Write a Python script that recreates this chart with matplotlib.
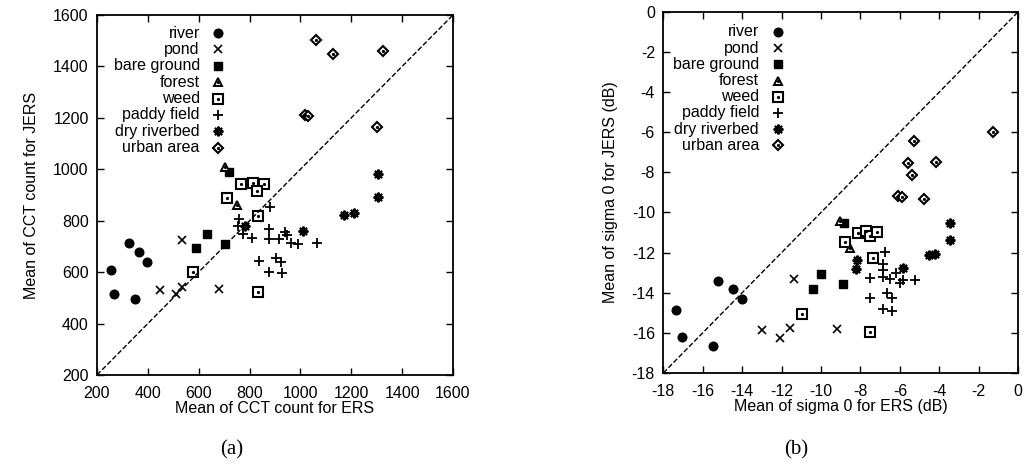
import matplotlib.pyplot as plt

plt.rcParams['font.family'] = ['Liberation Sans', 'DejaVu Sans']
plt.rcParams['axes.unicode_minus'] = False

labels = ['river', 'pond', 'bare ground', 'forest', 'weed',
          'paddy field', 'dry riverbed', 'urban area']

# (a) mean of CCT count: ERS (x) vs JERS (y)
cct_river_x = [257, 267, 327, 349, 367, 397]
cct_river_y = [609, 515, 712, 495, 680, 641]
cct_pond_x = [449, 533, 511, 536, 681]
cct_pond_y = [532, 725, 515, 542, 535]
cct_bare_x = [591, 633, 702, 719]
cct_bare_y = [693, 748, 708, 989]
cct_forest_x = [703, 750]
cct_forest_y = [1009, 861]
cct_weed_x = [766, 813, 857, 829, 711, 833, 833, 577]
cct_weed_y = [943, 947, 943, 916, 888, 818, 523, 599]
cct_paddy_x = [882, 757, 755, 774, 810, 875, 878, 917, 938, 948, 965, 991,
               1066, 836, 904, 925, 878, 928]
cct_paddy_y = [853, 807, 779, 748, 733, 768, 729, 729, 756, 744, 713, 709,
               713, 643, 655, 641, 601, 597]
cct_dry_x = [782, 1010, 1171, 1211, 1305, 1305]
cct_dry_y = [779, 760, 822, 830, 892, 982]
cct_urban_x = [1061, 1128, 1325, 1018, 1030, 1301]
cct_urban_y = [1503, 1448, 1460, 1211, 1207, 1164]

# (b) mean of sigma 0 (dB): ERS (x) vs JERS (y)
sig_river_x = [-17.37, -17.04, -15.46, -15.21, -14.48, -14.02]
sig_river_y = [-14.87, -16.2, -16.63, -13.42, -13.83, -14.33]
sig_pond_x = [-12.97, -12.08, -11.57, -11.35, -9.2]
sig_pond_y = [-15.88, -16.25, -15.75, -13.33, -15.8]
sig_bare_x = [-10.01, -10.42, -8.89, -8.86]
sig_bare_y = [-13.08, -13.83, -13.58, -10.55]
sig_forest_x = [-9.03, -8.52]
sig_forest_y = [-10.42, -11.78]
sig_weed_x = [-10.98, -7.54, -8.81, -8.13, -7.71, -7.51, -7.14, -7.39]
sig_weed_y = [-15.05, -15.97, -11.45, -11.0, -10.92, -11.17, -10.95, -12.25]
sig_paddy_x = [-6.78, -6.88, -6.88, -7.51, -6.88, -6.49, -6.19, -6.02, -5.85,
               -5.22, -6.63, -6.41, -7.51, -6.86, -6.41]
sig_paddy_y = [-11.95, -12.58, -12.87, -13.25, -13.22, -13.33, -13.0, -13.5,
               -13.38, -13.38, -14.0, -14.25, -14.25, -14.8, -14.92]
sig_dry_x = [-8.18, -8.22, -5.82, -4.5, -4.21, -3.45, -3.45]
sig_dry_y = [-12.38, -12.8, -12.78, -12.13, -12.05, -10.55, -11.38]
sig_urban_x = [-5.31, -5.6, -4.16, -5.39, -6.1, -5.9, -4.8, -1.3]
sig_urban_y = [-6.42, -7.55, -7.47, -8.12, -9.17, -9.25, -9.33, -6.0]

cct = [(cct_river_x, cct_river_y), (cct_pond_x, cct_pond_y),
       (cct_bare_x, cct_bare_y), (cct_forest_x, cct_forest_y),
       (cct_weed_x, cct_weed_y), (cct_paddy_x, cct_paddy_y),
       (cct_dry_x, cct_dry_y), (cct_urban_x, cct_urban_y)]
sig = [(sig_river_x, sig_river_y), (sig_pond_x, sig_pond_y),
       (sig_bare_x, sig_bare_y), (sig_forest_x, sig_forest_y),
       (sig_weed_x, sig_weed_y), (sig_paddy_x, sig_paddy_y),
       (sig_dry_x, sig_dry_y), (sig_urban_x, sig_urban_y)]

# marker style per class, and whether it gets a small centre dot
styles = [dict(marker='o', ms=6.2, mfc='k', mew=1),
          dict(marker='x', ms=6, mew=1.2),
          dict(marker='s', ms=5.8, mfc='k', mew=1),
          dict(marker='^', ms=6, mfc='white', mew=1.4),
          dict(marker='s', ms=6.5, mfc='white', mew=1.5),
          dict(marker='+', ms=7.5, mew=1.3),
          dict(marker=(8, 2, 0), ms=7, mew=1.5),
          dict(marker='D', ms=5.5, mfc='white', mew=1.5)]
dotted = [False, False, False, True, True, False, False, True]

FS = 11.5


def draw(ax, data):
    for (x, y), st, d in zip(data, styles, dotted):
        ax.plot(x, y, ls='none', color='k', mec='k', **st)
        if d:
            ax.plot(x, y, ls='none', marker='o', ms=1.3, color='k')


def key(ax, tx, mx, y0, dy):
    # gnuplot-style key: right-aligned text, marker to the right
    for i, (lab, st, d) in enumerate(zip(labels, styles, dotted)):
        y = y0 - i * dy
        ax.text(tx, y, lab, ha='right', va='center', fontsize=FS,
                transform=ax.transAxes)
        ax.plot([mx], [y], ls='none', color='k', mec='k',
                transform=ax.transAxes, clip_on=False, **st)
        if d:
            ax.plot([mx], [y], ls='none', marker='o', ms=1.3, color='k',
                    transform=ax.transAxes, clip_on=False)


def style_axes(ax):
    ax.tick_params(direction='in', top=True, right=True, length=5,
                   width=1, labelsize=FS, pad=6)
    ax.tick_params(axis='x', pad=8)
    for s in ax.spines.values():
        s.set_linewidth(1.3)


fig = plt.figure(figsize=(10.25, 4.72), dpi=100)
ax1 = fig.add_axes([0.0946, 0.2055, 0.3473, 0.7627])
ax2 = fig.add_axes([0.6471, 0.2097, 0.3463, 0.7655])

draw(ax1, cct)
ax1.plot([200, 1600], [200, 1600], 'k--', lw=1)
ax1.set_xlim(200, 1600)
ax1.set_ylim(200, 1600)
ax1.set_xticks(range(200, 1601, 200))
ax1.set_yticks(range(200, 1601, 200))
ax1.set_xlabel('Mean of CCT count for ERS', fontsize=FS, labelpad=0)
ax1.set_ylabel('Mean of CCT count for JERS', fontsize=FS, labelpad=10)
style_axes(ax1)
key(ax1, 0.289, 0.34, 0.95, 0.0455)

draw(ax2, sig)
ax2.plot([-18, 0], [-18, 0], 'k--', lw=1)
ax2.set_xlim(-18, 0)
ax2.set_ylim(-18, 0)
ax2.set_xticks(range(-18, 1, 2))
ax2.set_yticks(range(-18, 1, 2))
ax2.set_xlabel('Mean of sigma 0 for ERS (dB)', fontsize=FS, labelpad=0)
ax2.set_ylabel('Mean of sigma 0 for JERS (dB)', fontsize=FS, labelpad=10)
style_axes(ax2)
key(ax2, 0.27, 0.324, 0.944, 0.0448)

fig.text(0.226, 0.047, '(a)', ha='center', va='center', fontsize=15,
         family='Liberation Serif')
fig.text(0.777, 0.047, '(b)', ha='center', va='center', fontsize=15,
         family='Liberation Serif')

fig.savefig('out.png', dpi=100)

_Instructions to follow_
Make an exact copy of the lines from the top of the material through the line with "riverbed', 'urban area']", pictures excluded.

_The solution_
Write a Python script that recreates this chart with matplotlib.
import matplotlib.pyplot as plt

plt.rcParams['font.family'] = ['Liberation Sans', 'DejaVu Sans']
plt.rcParams['axes.unicode_minus'] = False

labels = ['river', 'pond', 'bare ground', 'forest', 'weed',
          'paddy field', 'dry riverbed', 'urban area']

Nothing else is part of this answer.